This page is currently a scratch pad for my installation of the BadRAM kernel patch. I'll clean this up later. Or you can
An alternative to using the BadRAM which I find just as easy is memmap (included by default in at least 8.04), I describe how to use it here: http://gquigs.blogspot.com/2009/01/bad-memory-howto.html
More information on the patch can be found here: http://rick.vanrein.org/linux/badram/index.html
Information about compiling a custom kernel on Ubuntu can be found here: [KernelCustomBuild]
An old thread on the forums is here: http://ubuntuforums.org/showthread.php?t=102254
Why do this?
You have a computer with a stick of memory that is predictably bad. This means that memory errors only come from the same couple of addresses. With the BadRAM patch, one can tell the kernel not to allow these addresses to be used. I have a 512MB stick of memory that works great, except it has almost a megabyte that returns errors in Memtest, and if I use this memory in my system I often encounter crashes. With the BadRAM patch, I can avoid this problem.
Building the Patch
If the system you are using already has (a) bad stick(s) of memory, you have two options: a) Put good memory in temporarily until you've built the patch b) If memory errors don't show up in lower memory, you can add the "mem=##MB" kernel option to temporarily disable memory above that point. Ex: According to memtest, my stick of memory has errors between 315MB and 325MB. By adding "mem=314MB" I tell the kernel to pretend I only have 314MB. My system will be stable enough to build the patch, at which point I can pass a parameter to ONLY skip the section between 315MB and 325MB (this providing me 502MB of usable memory).
Start by following the instructions for building a Custom Kernel linked above. Once you've downloaded the source, apply Rick Vanrein's patch. Then you can build the kernel as normal. Be sure to build the BadRam module.
After you've built the new kernel, add it to your /boot/grub/menu.list file as an acceptable kernel. Add the parameter listing addresses in memory to avoid. Memtest can provide you with such a list.
Boot the system from your new kernel. Success.

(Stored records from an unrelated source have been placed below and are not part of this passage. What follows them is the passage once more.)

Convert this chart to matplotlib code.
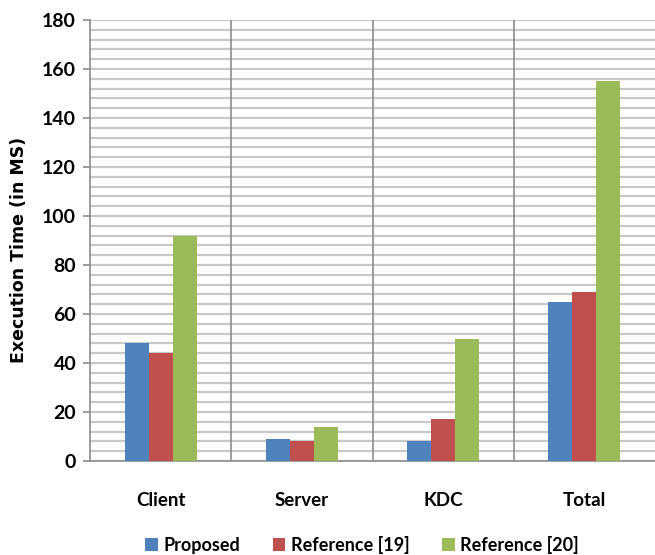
import matplotlib
matplotlib.use("Agg")
import matplotlib.pyplot as plt
import numpy as np
from matplotlib.ticker import MultipleLocator

plt.rcParams['font.family'] = ['Lato', 'DejaVu Sans']

categories = ["Client", "Server", "KDC", "Total"]
series_names = ["Proposed", "Reference [19]", "Reference [20]"]
proposed = [48, 9, 8, 65]
reference_19 = [44, 8, 17, 69]
reference_20 = [92, 14, 50, 155]
y_ticks = [0, 20, 40, 60, 80, 100, 120, 140, 160, 180]

colors = ["#4F81BD", "#C0504D", "#9BBB59"]

fig = plt.figure(figsize=(6.55, 5.55), dpi=100)
ax = fig.add_axes([90 / 655, 1 - 461 / 555, 565 / 655, 441 / 555])

x = np.arange(len(categories))
bar_w = 0.17
for i, (vals, name, c) in enumerate(zip([proposed, reference_19, reference_20], series_names, colors)):
    ax.bar(x + (i - 1) * bar_w, vals, width=bar_w, color=c, label=name, zorder=3)

ax.set_xlim(-0.5, 3.5)
ax.set_ylim(0, 180)
ax.set_yticks(y_ticks)
ax.yaxis.set_minor_locator(MultipleLocator(4))
ax.grid(axis='y', which='both', color='#C8C8C8', linewidth=1.6, zorder=0)

# vertical separators between categories
for b in [0.5, 1.5, 2.5]:
    ax.axvline(b, color='#8C8C8C', linewidth=1.2, zorder=2)

ax.set_xticks(x)
ax.set_xticklabels(categories)
ax.tick_params(axis='x', length=0, pad=22, labelsize=13.5)
ax.tick_params(axis='y', which='major', length=5, color='#8C8C8C', width=1.2, labelsize=14, pad=5)
ax.tick_params(axis='y', which='minor', length=0)
for lbl in ax.get_xticklabels() + ax.get_yticklabels():
    lbl.set_fontweight('bold')

for s in ['top', 'right']:
    ax.spines[s].set_visible(False)
for s in ['left', 'bottom']:
    ax.spines[s].set_color('#8C8C8C')
    ax.spines[s].set_linewidth(1.2)

ax.set_ylabel("Execution Time (in MS)", fontsize=12.5, fontweight='bold',
              family=['DejaVu Sans'])
ax.yaxis.set_label_coords(-62 / 565, (461 - 250) / 441)

leg = fig.legend(loc='center', bbox_to_anchor=(362 / 655, 1 - 545 / 555), ncol=3,
                 frameon=False, fontsize=13, handlelength=0.7, handleheight=0.7,
                 handletextpad=0.3, columnspacing=1.8)
for t in leg.get_texts():
    t.set_fontweight('bold')

fig.savefig("out.png", dpi=100)
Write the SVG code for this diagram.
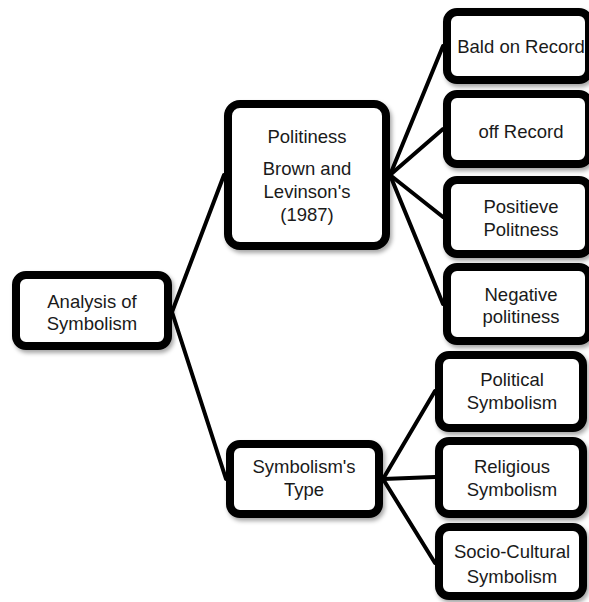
<svg xmlns="http://www.w3.org/2000/svg" width="589" height="602" viewBox="0 0 589 602">
<defs>
<filter id="sh" x="-10%" y="-10%" width="130%" height="140%">
<feDropShadow dx="2" dy="3" stdDeviation="2" flood-color="#000" flood-opacity="0.35"/>
</filter>
</defs>
<style>
.box{fill:#fff;stroke:#000;stroke-width:8;filter:url(#sh)}
.t{font-family:"Liberation Sans",Arial,sans-serif;font-size:18.5px;fill:#1a1a1a;text-anchor:middle}
.c{stroke:#000;stroke-width:4;fill:none;stroke-linecap:round}
</style>
<rect width="589" height="602" fill="#fff"/>
<g id="connectors">
<line class="c" x1="172" y1="312" x2="224" y2="175"/>
<line class="c" x1="172" y1="312" x2="226" y2="479"/>
<line class="c" x1="390" y1="175" x2="443" y2="46"/>
<line class="c" x1="390" y1="175" x2="443" y2="129"/>
<line class="c" x1="390" y1="175" x2="443" y2="217"/>
<line class="c" x1="390" y1="175" x2="443" y2="304"/>
<line class="c" x1="383" y1="479" x2="435" y2="391"/>
<line class="c" x1="383" y1="479" x2="435" y2="477"/>
<line class="c" x1="383" y1="479" x2="435" y2="563"/>
</g>
<g id="analysis">
<rect class="box" x="16" y="275" width="152" height="71" rx="10"/>
<text class="t" x="92" y="308">Analysis of</text>
<text class="t" x="92" y="330">Symbolism</text>
</g>
<g id="politiness">
<rect class="box" x="228" y="104" width="158" height="142" rx="12"/>
<text class="t" x="307" y="143">Politiness</text>
<text class="t" x="307" y="175">Brown and</text>
<text class="t" x="307" y="198">Levinson's</text>
<text class="t" x="307" y="221">(1987)</text>
</g>
<g id="symtype">
<rect class="box" x="230" y="444" width="149" height="70" rx="10"/>
<text class="t" x="304" y="473">Symbolism's</text>
<text class="t" x="304" y="496">Type</text>
</g>
<g id="bald">
<rect class="box" x="447" y="12" width="142" height="68" rx="10"/>
<text class="t" x="521" y="53">Bald on Record</text>
</g>
<g id="offrecord">
<rect class="box" x="447" y="94" width="142" height="70" rx="10"/>
<text class="t" x="521" y="138">off Record</text>
</g>
<g id="positive">
<rect class="box" x="447" y="180" width="142" height="74" rx="10"/>
<text class="t" x="521" y="213">Positieve</text>
<text class="t" x="521" y="236">Politness</text>
</g>
<g id="negative">
<rect class="box" x="447" y="267" width="142" height="74" rx="10"/>
<text class="t" x="521" y="301">Negative</text>
<text class="t" x="521" y="323">politiness</text>
</g>
<g id="political">
<rect class="box" x="439" y="355" width="144" height="73" rx="10"/>
<text class="t" x="512" y="386">Political</text>
<text class="t" x="512" y="409">Symbolism</text>
</g>
<g id="religious">
<rect class="box" x="439" y="441" width="144" height="73" rx="10"/>
<text class="t" x="512" y="473">Religious</text>
<text class="t" x="512" y="496">Symbolism</text>
</g>
<g id="sociocultural">
<rect class="box" x="439" y="527" width="144" height="69" rx="10"/>
<text class="t" x="512" y="558">Socio-Cultural</text>
<text class="t" x="512" y="583">Symbolism</text>
</g>
</svg>
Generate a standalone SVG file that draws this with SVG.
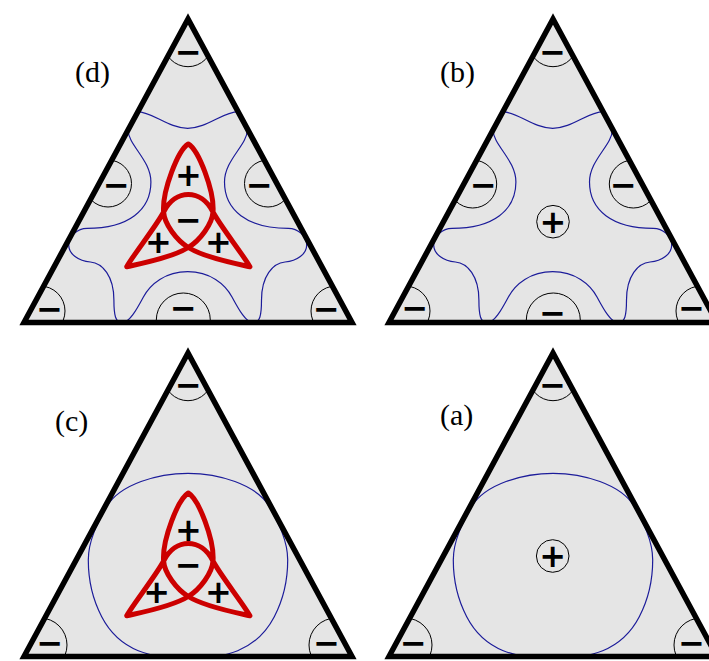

I relied heavily on az's comments here: http://ubuntuforums.org/showpost.php?p=565328&postcount=7
I followed 'What you'll need' from the [KernelCustomBuild] page. Since I'm not a kernel developer, I next did
- cd /usr/src sudo apt-get source linux-source
Next I unpacked (note that your filename may be different)
- sudo tar xvjf linux-source-2.6.20.tar.bz2
Download the patch (Check Rick's website for the URL)
- sudo wget (URL-TO-THE-2.6.20-PATCH)
Enter the folder
- cd linux-source-2.6.20
Copy the existing kernel config from the boot partition
- sudo cp /boot/config-2.6.20-16-generic .config
Apply the kernel patch:
sudo patch -p1 < ../BadRAM-184.108.40.206.patch
Build the kernel package (Press Y to add support for BADRAM)
- sudo make-kpkg --initrd --append-to-version=-badram --stem=linux kernel_image kernel_headers
Install the new kernel package and kernel headers package
- sudo dpkg -i linux-image-(whatever)-badram.deb sudo dpkg -i linux-headers-(whatever)-badram.deb
On reboot, everything seemed to work fine except XOrg. I couldn't get X to start even with the nv driver. I've yet to figure out how to build the restricted-drivers package against the custom kernel headers installed in the step above.
Still to add: running memtest and determining the bad memory addresses; editing /etc/grub/menu.lst to block those bad memory addresses; building restricted-drivers package to facilitate the use of vmware-player, nvidia drivers, etc from aptitude.
BADRAM setting in Grub2
The GRUB2 config file in Natty has a line for configuring kernel bad ram exclusions. So, I will assume that is the preferred way of mapping out a section of memory that is showing errors. The line I set was
The suggested way on every web site I could find was to set this was to run memtest86 and let it show you the BadRAM settings. memtest86 gave me a page of stuff I would have had to enter. I could see that all the addresses were in one 16K block, so I just wanted to map that 16K block out of action. Here is how I generated the correct entry.
The first parameter is easy. That is the base address of the bad memory. In my case, I could see that all the bad addresses were greater than 0x7DDF0000 and less than 0x7DDF4000. So, I took the beginning of the 16K block as my starting address.
The second parameter is a mask. You put 1s where the address range you want shares the same values and 0s where it will vary. This means you need to pick your address range such that only the low order bits vary. Looking at my address, the first part of the mask is easy. You want to start with 0xffff. For the next nibble, I will explain with bit maps. I want to range from 0000 to 0011. So, the mask for badram would be 1100 or a hex c. The last 3 nibbles need to be all 0s in the mask, since we want the entire range mapped out. So, we get a total result of 0xffffc000.
After setting this line in /etc/default/grub, I ran sudo update-grub and rebooted and my bad memory was no longer being used. No kernel patches are needed to map out bad memory using this method.